A federal judge has tossed a lawsuit filed by a school custodian who claimed he was transferred because of his union’s complaint about working on Martin Luther King Jr. Day.
U.S. District Judge Richard P. Conaboy of the Middle District of Pennsylvania granted Pittson Area School District’s motion for summary judgment. Conaboy also denied plaintiff Mike Baloga’s motion for summary judgment.
Baloga took issue with working on Martin Luther King Jr. Day in 2016 since the district had given custodial workers off for the preceding 26 years. The union, for which he was vice president, filed a grievance with the school district, according to Conaboy’s opinion.
After the grievance was filed, Baloga asserts, he was informed that he would be transferred from the district’s high school to the elementary school. Baloga sued the district, claiming the transfer was an act of retaliation against his right to free association in the union.
In denying Baloga’s motion for summary judgment, Conaboy said, “A jury confronted with the entire situation that has been outlined by the parties could reasonably conclude that the district’s decision to transfer plaintiff was not retaliatory due to his status as a union official.”
As for granting the district’s request to throw out the case, Conaboy said that matter turned on whether, as a government employee, Baloga’s speech was considered constitutionally protected. Conaboy examined whether the speech was a matter of public concern.

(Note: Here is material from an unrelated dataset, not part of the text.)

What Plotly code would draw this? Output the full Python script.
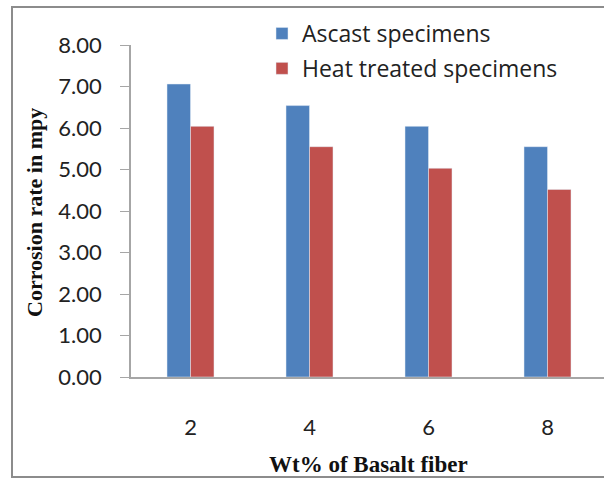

“The speech plaintiff seeks to characterize as related to a matter of public concern was directed only to the question of whether he and his fellow custodians would be getting a day off on Martin Luther King Day in 2016,” Conaboy said. “The court cannot construe this question as a matter of public concern inasmuch as it does not believe that the general citizenry of the Pittston Area School District was affected by or the slightest bit concerned over the work schedule of the district’s custodians on the date in question.”
He added, “Plaintiff’s speech was predominantly motivated by his personal preference to have a paid holiday and the district’s decision to require work that day.”
Conaboy said that even if Baloga’s speech were protected, the court would have to weigh that against the district’s need to perform efficient public services.
“Plaintiff’s reassignment to the primary center on Jan. 22, 2016, regardless of his employer’s motivation, must be seen as something inherently within the district’s prerogatives,” Conaboy said.
Mark Kozlowski of Marshall Dennehey Warner Coleman & Goggin in Scranton represents the defendants. He said in an email, “My clients and I agree with the court’s decision,” but declined to comment further, citing the potential for an appeal.
Cynthia L. Pollick of The Employment Law Firm represents Baloga. She did not respond to a request for comment.